A friend commented despairingly that she can’t always tell the difference between an A.I.-generated image and a piece of human art. I think there’s a lesson there, but it’s not what A.I. users think. It's not that A.I.-made images are as meaningful as human creations. For all their claims of being more in the know, it is that interpretation that is backwards, limited, and outdated, based on a desperate selective blindness resulting from a limited understanding of both history and creativity.
We tend to assume, we want to believe, that art should speak for itself—but that's never really been true. It matters where a picture comes from. Before the days of photography and A.I. this wasn't as much of an issue, but it was an issue. A 19th century European painting featuring Japanese motifs has to be understood differently from a Japanese painting with the same motifs. They each tell different stories. They each mean different things.
Similarly, a photograph of a real family experiencing struggle and hardship moves us in a different way than an illustration of the same subject can, though we value both types of pictures for different reasons.
And here we discover the real insight provided by the example of photography with respect to A.I. image generators. The power of photography as a form of art, self-expression and communication actually undermines the argument that A.I. images should be put on the same level as human creations. Photography has given us another way to connect with the world, people, our shared reality called LIFE. Because LIFE is what’s on both sides of the lens. A.I. “art” has given us nothing remotely on that level.
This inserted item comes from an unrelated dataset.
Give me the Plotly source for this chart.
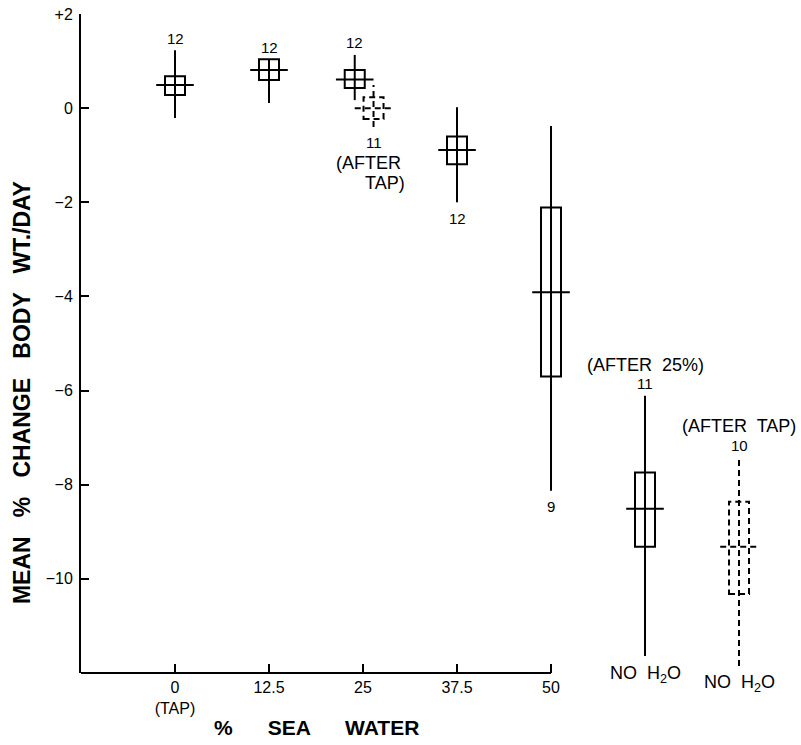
import plotly.graph_objects as go

# ---- data ----
positions = [0, 12.5, 23.9, 26.4, 37.5, 50, 62.5, 75]
means     = [0.49, 0.81, 0.61, 0.00, -0.89, -3.91, -8.51, -9.32]
box_hi    = [0.68, 1.04, 0.81, 0.23, -0.60, -2.11, -7.74, -8.36]
box_lo    = [0.28, 0.60, 0.43, -0.23, -1.19, -5.70, -9.32, -10.32]
range_hi  = [1.23, 1.04, 1.13, 0.49, 0.02, -0.38, -6.11, -7.43]
range_lo  = [-0.21, 0.11, 0.17, -0.40, -2.00, -8.13, -11.64, -11.85]
dashed    = [False, False, False, True, False, False, False, True]
n_labels  = ["12", "12", "12", "11", "12", "9", "11", "10"]
n_above   = [True, True, True, False, False, False, True, True]

x_tickvals = [0, 12.5, 25, 37.5, 50]
x_ticktext = ["0<br>(TAP)", "12.5", "25", "37.5", "50"]
y_tickvals = [2, 0, -2, -4, -6, -8, -10]
y_ticktext = ["+2", "0", "\u22122", "\u22124", "\u22126", "\u22128", "\u221210"]

X_RANGE = [-12.5, 81.78]
Y_RANGE = [-12, 2]

FONT = "Liberation Sans, Arial, Helvetica, sans-serif"
BOX_HALF = 1.33   # half box width in x units
MEAN_HALF = 2.5   # half mean-line width in x units
LW = 2

fig = go.Figure()
# invisible trace to establish axes
fig.add_trace(go.Scatter(x=positions, y=means, mode="markers",
                         marker=dict(opacity=0), hoverinfo="skip", showlegend=False))

shapes = []
for i, x in enumerate(positions):
    dash = "6px,4px" if dashed[i] else "solid"
    line = dict(color="black", width=LW, dash=dash)
    shapes.append(dict(type="line", xref="x", yref="y", x0=x, x1=x,
                       y0=range_lo[i], y1=range_hi[i], line=line))
    shapes.append(dict(type="rect", xref="x", yref="y", x0=x - BOX_HALF, x1=x + BOX_HALF,
                       y0=box_lo[i], y1=box_hi[i], line=line, fillcolor="rgba(0,0,0,0)"))
    shapes.append(dict(type="line", xref="x", yref="y", x0=x - MEAN_HALF, x1=x + MEAN_HALF,
                       y0=means[i], y1=means[i], line=line))

# x axis line only up to the last tick
shapes.append(dict(type="line", xref="x", yref="paper", x0=X_RANGE[0], x1=x_tickvals[-1],
                   y0=0, y1=0, line=dict(color="black", width=LW)))

annotations = []
num_font = dict(family=FONT, size=15, color="black")
word_font = dict(family=FONT, size=18, color="black")
for i, x in enumerate(positions):
    if n_above[i]:
        annotations.append(dict(x=x, y=range_hi[i], xref="x", yref="y", text=n_labels[i],
                                showarrow=False, yanchor="middle", yshift=12, font=num_font))
    else:
        annotations.append(dict(x=x, y=range_lo[i], xref="x", yref="y", text=n_labels[i],
                                showarrow=False, yanchor="middle", yshift=-16, font=num_font))

# extra notes
i_at = positions.index(26.4)
annotations.append(dict(x=positions[i_at], y=range_lo[i_at], xref="x", yref="y", text="(AFTER",
                        showarrow=False, yanchor="middle", yshift=-36, xshift=-5, font=word_font))
annotations.append(dict(x=positions[i_at], y=range_lo[i_at], xref="x", yref="y", text="TAP)",
                        showarrow=False, yanchor="middle", yshift=-56, xshift=11, font=word_font))
i_25 = positions.index(62.5)
annotations.append(dict(x=positions[i_25], y=range_hi[i_25], xref="x", yref="y", text="(AFTER  25%)",
                        showarrow=False, yanchor="middle", yshift=31, font=word_font))
i_tap = positions.index(75)
annotations.append(dict(x=positions[i_tap], y=range_hi[i_tap], xref="x", yref="y", text="(AFTER  TAP)",
                        showarrow=False, yanchor="middle", yshift=32, font=word_font))
for idx in (i_25, i_tap):
    annotations.append(dict(x=positions[idx], y=range_lo[idx], xref="x", yref="y",
                            text="NO  H<sub>2</sub>O", showarrow=False, yanchor="middle",
                            yshift=-18, font=word_font))

# axis titles
annotations.append(dict(x=(X_RANGE[0] + x_tickvals[-1]) / 2, y=-0.082, xref="x", yref="paper",
                        text="<b>%      SEA      WATER</b>", showarrow=False, yanchor="middle",
                        font=dict(family=FONT, size=21, color="black")))
annotations.append(dict(x=-0.083, y=0.425, xref="paper", yref="paper", textangle=-90,
                        text="<b>MEAN   %   CHANGE   BODY   WT./DAY</b>", showarrow=False,
                        xanchor="center", yanchor="middle",
                        font=dict(family=FONT, size=23, color="black")))

fig.update_layout(
    width=801, height=745,
    margin=dict(l=81, r=11, t=14, b=72, autoexpand=False),
    paper_bgcolor="white", plot_bgcolor="white",
    showlegend=False,
    shapes=shapes, annotations=annotations,
    font=dict(family=FONT, size=15, color="black"),
)
fig.update_xaxes(range=X_RANGE, showgrid=False, zeroline=False, showline=False,
                 automargin=False, ticklabeloverflow="allow",
                 tickmode="array", tickvals=x_tickvals, ticktext=x_ticktext,
                 ticks="inside", ticklen=9, tickwidth=2, tickcolor="black",
                 ticklabelstandoff=3,
                 tickfont=dict(family=FONT, size=16, color="black"))
fig.update_yaxes(range=Y_RANGE, showgrid=False, zeroline=False, showline=True,
                 automargin=False, ticklabeloverflow="allow",
                 linecolor="black", linewidth=LW,
                 tickmode="array", tickvals=y_tickvals, ticktext=y_ticktext,
                 ticks="inside", ticklen=8, tickwidth=2, tickcolor="black",
                 ticklabelstandoff=3,
                 tickfont=dict(family=FONT, size=16, color="black"))

# remove the browser's default 8px body margin so the figure fills the window exactly
fig.write_html("out.html",
               config={"displayModeBar": False},
               post_script="document.body.style.margin='0px';document.body.style.overflow='hidden';")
A.I. image generation is new so most of us are not sensitive to the need to know where a picture came from, what produced it. Many people are bedazzled by the unusual (especially if it looks realistic), which A.I. delivers fairly easily, thanks to a massive training bank of images misappropriated from me and countless other artists. A.I. images will almost certainly be of enormous impact in the commercial, capitalist world, but that is by jettisoning the highest aspirations of art, creativity, and self-expression.
The A.I.-dependent MUST believe that what they’re doing is not only making art, but is a superior form of 21st century creativity that the slow-witted can’t grasp, and are therefore afraid of. This shouldn’t be surprising, because what psyche would not prefer the mantle of creative genius vs. mere onlooker?
When I look at the work of an artist, whether seasoned expert or naive beginner, I see a human's life, their particular magic, even though I may know nothing about the person other than their art. I see a living creature facing life the same as me, my dog, my pet mouse. I see an artistic journey in the stream of evolving images. I SEE A PERSON THROUGH THEIR ART. I see a person not always in control of what is coming out. THAT IS THE WHOLE POINT OF ART.
In this social media landscape we've come to think the point of art is to get attention and followers; in the capitalist culture we think it's to make money. A.I. is going to help some people (but mostly companies) get those things. But those achievements are hollow and meaningless relative to the contribution of artists to civilization.